HUBUNGAN INDONESIA-AUSTRALIA PADA MASA PEMERINTAHAN JOHN HOWARD TAHUN 1996-2007
Abstract
Hubungan bilateral antara Indonesia dan Australia mulai mengalami titik tertinggi adalah ketika kepemimpinan Bob Hawke dan Paul Keating. Hal ini ditandai dengan berbagai kerjasama yang diadakan kedua negara termasuk Perjanjian Kemanan Indonesia-Australia yang ditandatangani oleh Paul Keating (Perdana Menteri Australia) dan Presiden Suharto pada tahun 1996. Namun, hal itu berubah ketika pada pertengahan tahun 1996 Partai Liberal memenangkan Pemilu di Australia dan John Howard keluar sebagai Perdana Australia yang baru. Setelah Howard mulai berkuasa, hubungan antara Indonesia dan Australia mengalami penurunan. Dan puncaknya adalah ketika Timor-Timur lepas dari Indonesia tahun 1999, hubungan Indonesia dan Indonesia benar-benar mengalami titik terendah.
Metode penelitian yang digunakan adalah metode penelitian sejarah. Metode penelitian sejarah adalah proses menguji dan menganalisa secara kritis rekaman dan peninggalan masa lampau. Langkah-langkah penelitian sejarah ada empat yaitu heuristik, kritik, interpretasi dan historiografi.

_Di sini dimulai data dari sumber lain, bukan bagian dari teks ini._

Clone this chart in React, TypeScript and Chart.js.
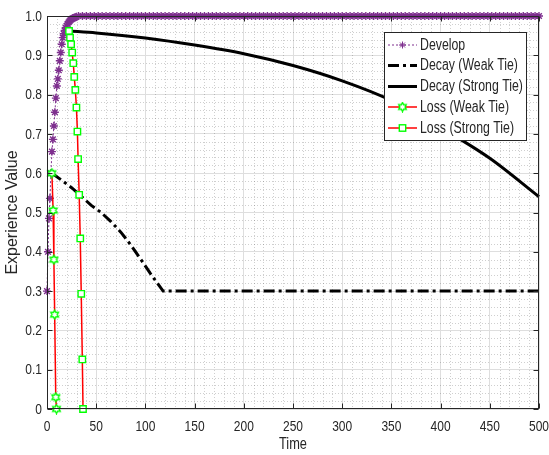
import { useEffect, useRef } from 'react';
import { Chart, registerables } from 'chart.js';

Chart.register(...registerables);

// ---------- data ----------
const developTime = [0, 1, 2, 3, 4, 5, 6, 7, 8, 9, 10, 11, 12, 13, 14, 15, 16, 17, 18, 19, 20, 21, 22, 23, 24, 25, 26, 27, 28, 29, 30];
const developValue = [0.3, 0.4, 0.485, 0.536, 0.6, 0.655, 0.686, 0.72, 0.755, 0.791, 0.822, 0.84, 0.862, 0.886, 0.907, 0.928, 0.945, 0.955, 0.963, 0.97, 0.975, 0.98, 0.984, 0.987, 0.99, 0.992, 0.994, 0.995, 0.996, 0.997, 0.998];
const developPlateauTime = [32, 36, 40, 44, 48, 52, 56, 60, 64, 68, 72, 76, 80, 84, 88, 92, 96, 100, 104, 108, 112, 116, 120, 124, 128, 132, 136, 140, 144, 148, 152, 156, 160, 164, 168, 172, 176, 180, 184, 188, 192, 196, 200, 204, 208, 212, 216, 220, 224, 228, 232, 236, 240, 244, 248, 252, 256, 260, 264, 268, 272, 276, 280, 284, 288, 292, 296, 300, 304, 308, 312, 316, 320, 324, 328, 332, 336, 340, 344, 348, 352, 356, 360, 364, 368, 372, 376, 380, 384, 388, 392, 396, 400, 404, 408, 412, 416, 420, 424, 428, 432, 436, 440, 444, 448, 452, 456, 460, 464, 468, 472, 476, 480, 484, 488, 492, 496, 500];
const developPlateauValue = 1;

const decayWeakTime = [5, 15, 25, 35, 45, 55, 65, 75, 85, 95, 105, 118, 500];
const decayWeakValue = [0.6, 0.582, 0.563, 0.541, 0.518, 0.5, 0.477, 0.45, 0.418, 0.382, 0.345, 0.3, 0.3];

const decayStrongTime = [22, 50, 100, 150, 200, 250, 300, 350, 400, 450, 500];
const decayStrongValue = [0.962, 0.957, 0.944, 0.926, 0.904, 0.874, 0.835, 0.785, 0.716, 0.638, 0.54];

const lossWeakTime = [5, 6.2, 7, 7.8, 8.9, 9.6];
const lossWeakValue = [0.6, 0.505, 0.38, 0.24, 0.03, 0];

const lossStrongTime = [22.4, 23.4, 24.5, 25.6, 26.7, 27.7, 28.8, 29.9, 30.9, 31.6, 32.7, 33.8, 34.8, 35.9, 36.6];
const lossStrongValue = [0.962, 0.945, 0.928, 0.907, 0.88, 0.845, 0.812, 0.767, 0.706, 0.636, 0.545, 0.434, 0.293, 0.126, 0];

const seriesNames = ['Develop', 'Decay (Weak Tie)', 'Decay (Strong Tie)', 'Loss (Weak Tie)', 'Loss (Strong Tie)'];
const xTitle = 'Time';
const yTitle = 'Experience Value';

const xMin = 0, xMax = 500, xStep = 50, xMinorStep = 10;
const yMin = 0, yMax = 1, yStep = 0.1, yMinorStep = 0.02;

// ---------- styles ----------
const PURPLE = '#7E2F8E';
const AXIS = '#262626';
const FONT = "'Liberation Sans', Arial, sans-serif";

const zip = (t: number[], v: number[]) => t.map((x, i) => ({ x, y: v[i] }));

function makeHexagram(): HTMLCanvasElement {
  const c = document.createElement('canvas');
  c.width = 11; c.height = 11;
  const g = c.getContext('2d')!;
  const cx = 5.5, cy = 5.5, R = 4.4, r = R / Math.sqrt(3);
  g.beginPath();
  for (let i = 0; i < 12; i++) {
    const ang = -Math.PI / 2 + (i * Math.PI) / 6;
    const rad = i % 2 === 0 ? R : r;
    const px = cx + rad * Math.cos(ang), py = cy + rad * Math.sin(ang);
    if (i === 0) g.moveTo(px, py); else g.lineTo(px, py);
  }
  g.closePath();
  g.fillStyle = '#ffffff';
  g.fill();
  g.strokeStyle = '#00ff00';
  g.lineWidth = 1.4;
  g.stroke();
  return c;
}

function drawStar(ctx: CanvasRenderingContext2D, x: number, y: number, r: number) {
  ctx.beginPath();
  ctx.moveTo(x - r, y); ctx.lineTo(x + r, y);
  ctx.moveTo(x, y - r); ctx.lineTo(x, y + r);
  const d = r * Math.SQRT1_2;
  ctx.moveTo(x - d, y - d); ctx.lineTo(x + d, y + d);
  ctx.moveTo(x - d, y + d); ctx.lineTo(x + d, y - d);
  ctx.stroke();
}

function squeezedText(ctx: CanvasRenderingContext2D, text: string, x: number, y: number, align: CanvasTextAlign, sx: number) {
  ctx.save();
  ctx.translate(x, y);
  ctx.scale(sx, 1);
  ctx.textAlign = align;
  ctx.fillText(text, 0, 0);
  ctx.restore();
}

const matlabPlugin = {
  id: 'matlabLook',
  beforeDatasetsDraw(chart: any) {
    const { ctx, chartArea: a, scales } = chart;
    const xs = scales.x, ys = scales.y;
    ctx.save();
    ctx.strokeStyle = 'rgba(38,38,38,0.22)';
    ctx.lineWidth = 1;
    ctx.setLineDash([1, 2]);
    for (let v = xMin + xMinorStep; v < xMax; v += xMinorStep) {
      if (Math.abs(v / xStep - Math.round(v / xStep)) < 1e-6) continue;
      const px = Math.round(xs.getPixelForValue(v)) + 0.5;
      ctx.beginPath(); ctx.moveTo(px, a.top); ctx.lineTo(px, a.bottom); ctx.stroke();
    }
    const nMinor = Math.round((yMax - yMin) / yMinorStep);
    const per = Math.round(yStep / yMinorStep);
    for (let i = 1; i < nMinor; i++) {
      if (i % per === 0) continue;
      const py = Math.round(ys.getPixelForValue(yMin + i * yMinorStep)) + 0.5;
      ctx.beginPath(); ctx.moveTo(a.left, py); ctx.lineTo(a.right, py); ctx.stroke();
    }
    ctx.restore();
  },
  afterDraw(chart: any) {
    const { ctx, chartArea: a, scales } = chart;
    const xs = scales.x, ys = scales.y;
    ctx.save();
    // box
    ctx.strokeStyle = AXIS;
    ctx.lineWidth = 1;
    ctx.setLineDash([]);
    const L = Math.round(a.left) + 0.5, R = Math.round(a.right) - 0.5;
    const T = Math.round(a.top) + 0.5, B = Math.round(a.bottom) - 0.5;
    ctx.strokeRect(L, T, R - L, B - T);
    // ticks (inside, all four sides)
    const tl = 5;
    ctx.beginPath();
    xs.ticks.forEach((t: any) => {
      const px = Math.round(xs.getPixelForValue(t.value)) + 0.5;
      ctx.moveTo(px, B); ctx.lineTo(px, B - tl);
      ctx.moveTo(px, T); ctx.lineTo(px, T + tl);
    });
    ys.ticks.forEach((t: any) => {
      const py = Math.round(ys.getPixelForValue(t.value)) + 0.5;
      ctx.moveTo(L, py); ctx.lineTo(L + tl, py);
      ctx.moveTo(R, py); ctx.lineTo(R - tl, py);
    });
    ctx.stroke();

    // tick labels (condensed, as in the source figure)
    ctx.fillStyle = AXIS;
    ctx.textBaseline = 'middle';
    ctx.font = `15px ${FONT}`;
    xs.ticks.forEach((t: any) => {
      squeezedText(ctx, String(t.label), xs.getPixelForValue(t.value), 426.5, 'center', 0.8);
    });
    ys.ticks.forEach((t: any) => {
      squeezedText(ctx, String(t.label), 42, ys.getPixelForValue(t.value) + 0.5, 'right', 0.8);
    });
    // x title
    ctx.font = `16px ${FONT}`;
    squeezedText(ctx, xTitle, (a.left + a.right) / 2, 445, 'center', 0.8);

    // legend
    const bx = 384.5, by = 32.5, bw = 142, bh = 108;
    ctx.fillStyle = '#ffffff';
    ctx.fillRect(bx, by, bw, bh);
    ctx.strokeStyle = AXIS;
    ctx.lineWidth = 1;
    ctx.strokeRect(bx, by, bw, bh);
    const rowY = [45, 65.5, 86.5, 107, 128];
    const x0 = 388, x1 = 417, xm = 402.5;
    ctx.font = `16px ${FONT}`;
    ctx.textBaseline = 'middle';
    chart.data.datasets.forEach((ds: any, i: number) => {
      const y = rowY[i];
      ctx.save();
      ctx.strokeStyle = ds.borderColor;
      ctx.lineWidth = ds.borderWidth;
      ctx.setLineDash(ds.borderDash || []);
      ctx.beginPath(); ctx.moveTo(x0, y); ctx.lineTo(x1, y); ctx.stroke();
      ctx.setLineDash([]);
      if (ds.pointStyle === 'star') {
        ctx.strokeStyle = ds.pointBorderColor; ctx.lineWidth = 1;
        drawStar(ctx, xm, y, 3.5);
      } else if (ds.pointStyle instanceof HTMLCanvasElement) {
        ctx.drawImage(ds.pointStyle, xm - ds.pointStyle.width / 2, y - ds.pointStyle.height / 2);
      } else if (ds.pointStyle === 'rect') {
        ctx.fillStyle = '#ffffff';
        ctx.strokeStyle = '#00ff00';
        ctx.lineWidth = 1.4;
        ctx.fillRect(xm - 3.2, y - 3.2, 6.4, 6.4);
        ctx.strokeRect(xm - 3.2, y - 3.2, 6.4, 6.4);
      }
      ctx.restore();
      ctx.fillStyle = AXIS;
      squeezedText(ctx, ds.label, 420, y + 0.5, 'left', 0.77);
    });
    ctx.restore();
  },
};

export default function App() {
  const ref = useRef<HTMLCanvasElement>(null);
  useEffect(() => {
    const hexagram = makeHexagram();
    const developData = [
      ...zip(developTime, developValue),
      ...developPlateauTime.map((x) => ({ x, y: developPlateauValue })),
    ];
    const chart = new Chart(ref.current!, {
      type: 'line',
      data: {
        datasets: [
          {
            label: seriesNames[0],
            data: developData,
            borderColor: PURPLE,
            borderWidth: 1,
            borderDash: [2, 2],
            pointStyle: 'star',
            pointRadius: 4,
            pointBorderColor: PURPLE,
            pointBackgroundColor: PURPLE,
            pointBorderWidth: 1.4,
            tension: 0,
            clip: false,
            order: 5,
          },
          {
            label: seriesNames[1],
            data: zip(decayWeakTime, decayWeakValue),
            borderColor: '#000000',
            borderWidth: 3,
            borderDash: [11, 4, 3, 4],
            pointRadius: 0,
            tension: 0,
            clip: false,
            order: 4,
          },
          {
            label: seriesNames[2],
            data: zip(decayStrongTime, decayStrongValue),
            borderColor: '#000000',
            borderWidth: 3,
            pointRadius: 0,
            cubicInterpolationMode: 'monotone',
            clip: false,
            order: 3,
          },
          {
            label: seriesNames[3],
            data: zip(lossWeakTime, lossWeakValue),
            borderColor: '#ff0000',
            borderWidth: 1.5,
            pointStyle: hexagram,
            pointRadius: 4,
            tension: 0,
            clip: false,
            order: 2,
          },
          {
            label: seriesNames[4],
            data: zip(lossStrongTime, lossStrongValue),
            borderColor: '#ff0000',
            borderWidth: 1.5,
            pointStyle: 'rect',
            pointRadius: 4.5,
            pointBorderColor: '#00ff00',
            pointBackgroundColor: '#ffffff',
            pointBorderWidth: 1.4,
            tension: 0,
            clip: false,
            order: 1,
          },
        ] as any,
      },
      options: {
        animation: false,
        responsive: false,
        devicePixelRatio: 1,
        events: [],
        layout: { padding: { top: 16, right: 10, left: 0, bottom: 0 } },
        plugins: { legend: { display: false }, tooltip: { enabled: false } },
        scales: {
          x: {
            type: 'linear',
            min: xMin,
            max: xMax,
            ticks: { stepSize: xStep, display: false },
            grid: { color: '#dedede', lineWidth: 1, drawTicks: false },
            border: { display: false },
            afterFit: (s: any) => { s.height = 46; },
          },
          y: {
            type: 'linear',
            min: yMin,
            max: yMax,
            ticks: { stepSize: yStep, display: false },
            grid: { color: '#dedede', lineWidth: 1, drawTicks: false },
            border: { display: false },
            title: { display: true, text: yTitle, color: AXIS, font: { family: FONT, size: 16 }, padding: { top: 3, bottom: 0 } },
            afterFit: (s: any) => { s.width = 47; },
          },
        },
      },
      plugins: [matlabPlugin],
    });
    return () => chart.destroy();
  }, []);
  return (
    <div style={{ position: 'fixed', left: 0, top: 0, width: 549, height: 455, background: '#ffffff' }}>
      <canvas ref={ref} width={549} height={455} style={{ display: 'block' }} />
    </div>
  );
}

Berdasarkan hasil penelitian, secara ekonomi bukan tanpa alasan Australia tidak lagi memandang negara Indonesia sebagai prioritas utama dan lebih memprioritaskan Eropa dan Amerika Serikat pada tahun 1996. Kegiatan impor Indonesia hanya mencapai 3,15% sedangkan barang-barang kebutuhan Australia yang diimpor dari Eropa mencapai 24,41%. Begitu juga dengan Amerika Serikat, jumlah impor Australia dari Amerika Serikat mencapai 21,50% dari jumlah total impor Australia untuk memenuhi kebutuhan negerinya. Dengan fakta-fakta tersebut Australia tidak bisa lagi mengabaikan hubungannya dengan Eropa dan Amerika Serikat seperti halnya pemerintahan sebelumnya (Perdana Menteri Paul Keating dari Partai Buruh tahun 1990-1996). Bahkan pada era sebelum Howard, Australia berencana untuk memplokamirkan Republik Australia pada tahun 2000. Partai Liberal memandang apabila hal itu terjadi maka negara-negara Eropa ataupun Amerika Serikat akan mengurangi pasokan barang-barang kebutuhan ke Australia. Dan, apabila itu terjadi, maka akan mengganggu ekonomi Australia.
Meskipun hubungan Indonesia memburuk pada tahun 1996-2001, tetapi Indonesia selalu berusaha untuk memperbaiki hubungan dengan Australia. Tahun 1996 Presiden Suharto mengganti HBL Mantiri dengan Wiryono Sastrohandoyo sebagai Duta Besar Indonesia untuk Australia selanjutnya karena permintaan dari Australia. Australia merasa berkeberatan dengan HBL Mantiri sebagai Duta Besar dikarenakan pada waktu terjadi insiden Santa Cruz, HBL Mantiri menjabat sebagai Panglima Kodamdi Dili dan HBL Mantiri menyatakan bahwa itu bukan kesalahan dari TNI dan ia tidak peduli akan insiden tersebut. Pergantian HBL Mantiri dilakukan untuk menjaga hubungan Indonesia dengan Australia. Presiden Abdurrahaman Wahid juga mengadakan kunjungan kenegaraan pada tahun 2001 ke Australia untuk meredakan hubungan kedua negara yang sedang mencapai titik terendah pasca lepasnya Timor-Timur dari Indonesia tahun 1999. Pemerintah Indonesia juga berusaha menunjukkan kepada pemerintah Australia bahwa penanganan masalah HAM di Indonesia telah diatasi dan Indonesia juga mendirikan KPK (Komisi Pemberantasan Korupsi) untuk memberantas para koruptor.
Masalah perbatasan antara Indonesia, Timor Leste dan Australia kembali memanas setelah terjadi klaim Pulau Batek oleh Timor Leste pada tahun 2004. Pemerintah Timor Leste melakukan protes kepada Indonesia dengan melayangkan nota diplomatik setelah beberapa nelayan asal NTT melakukan penangkapan ikan dan bermukim di sekitar Pulau Batek. Indonesia menolak keras akan klaim tersebut karena wilayah Pulau Batek sejak pemerintahan Hindia Belanda sudah termasuk wilayah administratif Belanda. Sampai saat ini masih belum ada kesepakatan-kesepakatan yang pasti mengenai perbatasan wilayah.